Mega-rich have already recovered from pandemic losses — but it could take the poor a decade, Oxfam warns

A doctor collects a swab sample from a Covid-19 patient at his home on the eastern outskirts of Lima, on January 22, 2021.

ERNESTO BENAVIDES | AFP | Getty Images

LONDON — The 1,000 richest people on the planet recouped their losses caused by the coronavirus pandemic within nine months, according to estimates from Oxfam, but the global charity believe it could take more than a decade for the world’s poorest to recover.

In a report entitled “The Inequality Virus,” Oxfam noted that “the world’s 10 richest men have seen their combined wealth increase by half a trillion dollars since the pandemic began — more than enough to pay for a Covid-19 vaccine for everyone and to ensure no one is pushed into poverty by the pandemic.”

But at the same time, the pandemic has “ushered in the worst job crisis in over 90 years with hundreds of millions of people now underemployed or out of work,” the report stated.

Women and ethnic minorities were being hardest hit by the pandemic, Oxfam noted.

“Women and marginalized racial and ethnic groups are bearing the brunt of this crisis. They are more likely to be pushed into poverty, more likely to go hungry, and more likely to be excluded from health care,” Gabriela Bucher, the executive director of Oxfam International, stated in the report.

“Billionaires fortunes, however, rebounded as stock markets recovered despite continued recession in the real economy. Their total wealth hit $11.95 trillion in December 2020, equivalent to G-20 governments’ total Covid-19 recovery spending.”

When the global pandemic took hold in Europe and the U.S. in spring 2020, global stock markets plummeted as lockdowns were imposed to control the virus. But they have since rallied thanks to unprecedented monetary and fiscal stimulus measures by governments and central banks aimed at mitigating the impact of the health crisis.
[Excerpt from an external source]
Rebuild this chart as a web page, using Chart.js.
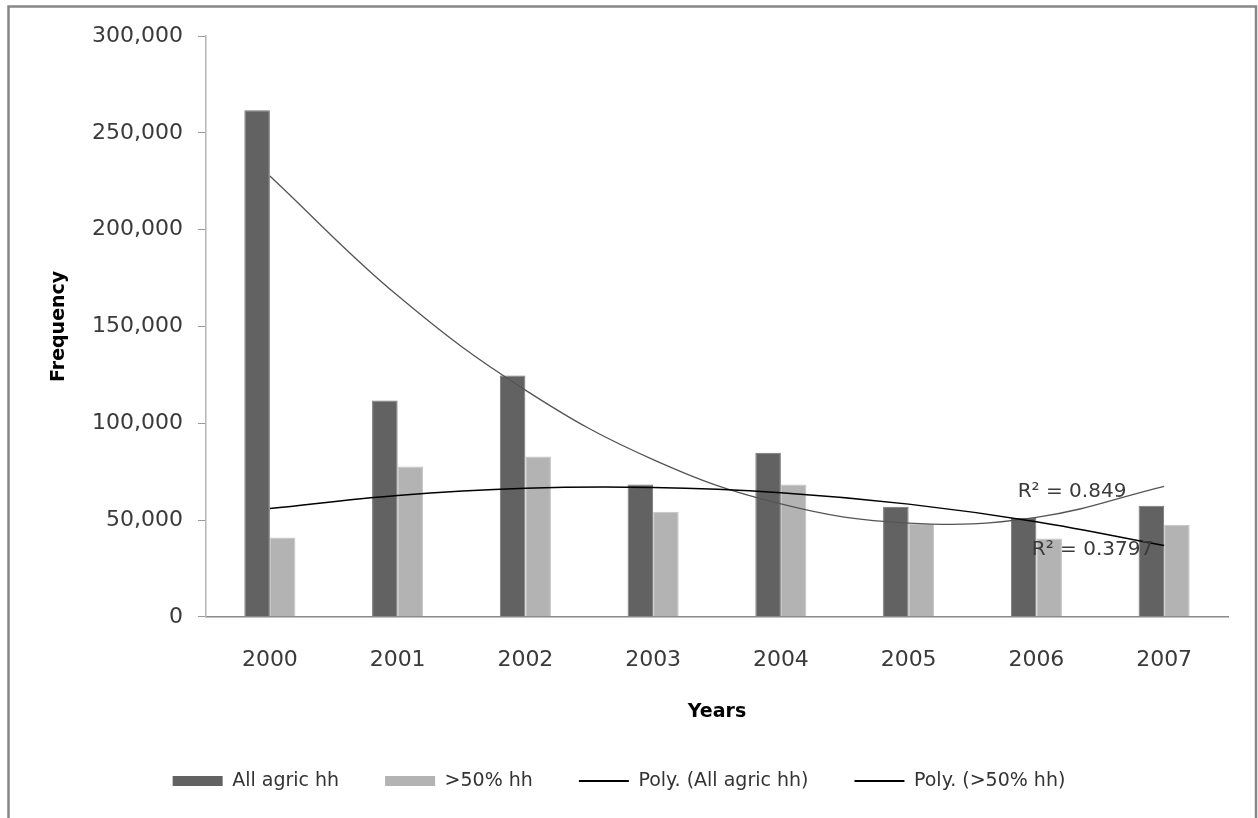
<!DOCTYPE html>
<html>
<head>
<meta charset="utf-8">
<style>
  html, body { margin: 0; padding: 0; background: #fff; }
  #wrap { position: relative; width: 1258px; height: 818px; }
</style>
<script src="https://cdn.jsdelivr.net/npm/chart.js@4.4.1/dist/chart.umd.min.js"></script>
</head>
<body>
<div id="wrap"><canvas id="c" width="1258" height="818"></canvas></div>
<script>
// ---- Data ----
const years = ['2000', '2001', '2002', '2003', '2004', '2005', '2006', '2007'];
const allAgricHH = [261700, 111700, 124700, 68300, 84800, 56900, 51000, 57400];
const over50HH   = [40900, 77600, 82800, 54300, 68300, 47900, 40500, 47600];
// Polynomial (order 2) trendline values read at each year
const polyAllAgric = [227700, 165900, 117100, 81200, 58300, 48400, 51400, 67400];
const polyOver50   = [55900, 62700, 66400, 66800, 64100, 58200, 49100, 36800];
const seriesNames = ['All agric hh', '>50% hh', 'Poly. (All agric hh)', 'Poly. (>50% hh)'];
const yTickValues = [0, 50000, 100000, 150000, 200000, 250000, 300000];
const rSquaredLabels = ['R\u00B2 = 0.849', 'R\u00B2 = 0.3797'];

const FONT = "'DejaVu Sans', sans-serif";

const framePlugin = {
  id: 'frame',
  beforeDraw(chart) {
    const ctx = chart.ctx;
    ctx.save();
    ctx.fillStyle = '#ffffff';
    ctx.fillRect(0, 0, chart.width, chart.height);
    ctx.strokeStyle = '#878787';
    ctx.lineWidth = 2.5;
    ctx.strokeRect(8.5, 6.5, 1247.5, 840);
    ctx.restore();
  }
};

const r2Plugin = {
  id: 'r2labels',
  afterDatasetsDraw(chart) {
    const ctx = chart.ctx;
    const xs = chart.scales.x, ys = chart.scales.y;
    const spots = [
      { text: rSquaredLabels[0], xi: 5.854, yv: 64650 },
      { text: rSquaredLabels[1], xi: 5.964, yv: 34650 }
    ];
    ctx.save();
    ctx.font = "20px " + FONT;
    ctx.fillStyle = '#3a3a3a';
    ctx.textAlign = 'left';
    ctx.textBaseline = 'middle';
    spots.forEach(s => {
      ctx.fillText(s.text, xs.getPixelForValue(s.xi), ys.getPixelForValue(s.yv));
    });
    ctx.restore();
  }
};

const ctx = document.getElementById('c').getContext('2d');
new Chart(ctx, {
  data: {
    labels: years,
    datasets: [
      {
        type: 'bar', label: seriesNames[0], data: allAgricHH,
        backgroundColor: '#626262', borderColor: '#767676', borderWidth: 1,
        categoryPercentage: 0.4, barPercentage: 1.0, order: 1
      },
      {
        type: 'bar', label: seriesNames[1], data: over50HH,
        backgroundColor: '#b3b3b3', borderColor: '#c4c4c4', borderWidth: 1,
        categoryPercentage: 0.4, barPercentage: 1.0, order: 2
      },
      {
        type: 'line', label: seriesNames[2], data: polyAllAgric,
        borderColor: '#555555', borderWidth: 1.3, pointRadius: 0, tension: 0.4,
        fill: false, order: -1
      },
      {
        type: 'line', label: seriesNames[3], data: polyOver50,
        borderColor: '#000000', borderWidth: 1.5, pointRadius: 0, tension: 0.4,
        fill: false, order: -2
      }
    ]
  },
  options: {
    responsive: false,
    animation: false,
    layout: { padding: { left: 10, right: 30, top: 36, bottom: 17.6 } },
    plugins: {
      tooltip: { enabled: false },
      legend: {
        display: true,
        position: 'bottom',
        labels: {
          usePointStyle: true,
          pointStyleWidth: 50,
          boxHeight: 10,
          padding: 46,
          color: '#333333',
          font: { family: FONT, size: 19 },
          sort: (a, b) => a.datasetIndex - b.datasetIndex,
          generateLabels(chart) {
            const items = Chart.defaults.plugins.legend.labels.generateLabels(chart);
            items.forEach(it => {
              const ds = chart.data.datasets[it.datasetIndex];
              if (ds.type === 'bar') {
                it.pointStyle = 'rect';
                it.fillStyle = ds.backgroundColor;
                it.strokeStyle = ds.backgroundColor;
                it.lineWidth = 0;
              } else {
                it.pointStyle = 'line';
                it.strokeStyle = '#000000';
                it.lineWidth = 2;
              }
            });
            return items;
          }
        }
      }
    },
    scales: {
      x: {
        type: 'category',
        offset: true,
        grid: { display: true, drawOnChartArea: false, drawTicks: false },
        border: { display: true, color: '#8a8a8a', width: 1.5 },
        ticks: { color: '#3a3a3a', font: { family: FONT, size: 22 }, padding: 30, maxRotation: 0 },
        title: {
          display: true, text: 'Years', color: '#000',
          font: { family: FONT, size: 19, weight: 'bold' },
          padding: { top: 0, bottom: 2 }
        },
        afterFit(axis) { axis.height = 108.6; }
      },
      y: {
        type: 'linear',
        min: 0, max: 300000,
        afterBuildTicks(axis) { axis.ticks = yTickValues.map(v => ({ value: v })); },
        grid: { display: true, drawOnChartArea: false, drawTicks: true, tickLength: 8, color: '#9a9a9a' },
        border: { display: true, color: '#b5b5b5', width: 1.5 },
        ticks: {
          color: '#3a3a3a', font: { family: FONT, size: 22 }, padding: 15,
          callback: (v) => Number(v).toLocaleString('en-US')
        },
        title: {
          display: true, text: 'Frequency', color: '#000',
          font: { family: FONT, size: 19, weight: 'bold' },
          padding: { top: 37.6, bottom: 0 }
        },
        afterFit(axis) { axis.width = 196; }
      }
    }
  },
  plugins: [framePlugin, r2Plugin]
});
</script>
</body>
</html>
Oxfam said that the road to recovery will be much longer for people who were already struggling before Covid-19. “When the virus struck, more than half of workers in poor countries were living in poverty, and three-quarters of workers globally had no access to social protections like sick pay or unemployment benefits,” it noted.

Oxfam’s report was published on Monday to coincide with the start of the World Economic Forum‘s Davos Agenda, taking place virtually this year amid the ongoing pandemic.

The forum brings together political and business leaders to look for ways to improve the state of the world, although it is dogged by criticism that debate rarely leads to material changes in government or corporate policies. A key theme on the agenda is looking at how to rebuild the global economy on fairer footing after the global health crisis.

There are already concerns about the unequal rollout of coronavirus vaccines. Last week, the director-general of the World Health Organization said the world was on the brink of “catastrophic moral failure” because of the way richer countries had commandeered most of the available vaccine supplies.

Oxfam’s report too called “for the fight against inequality to be at the heart of economic rescue and recovery efforts.”

“Covid-19 has the potential to increase economic inequality in almost every country at once, the first time this has happened since records began over a century ago. Rising inequality means it could take at least 14 times longer for the number of people living in poverty to return to pre-pandemic levels than it took for the fortunes of the top 1,000 mostly white and male billionaires to bounce back,” Oxfam said.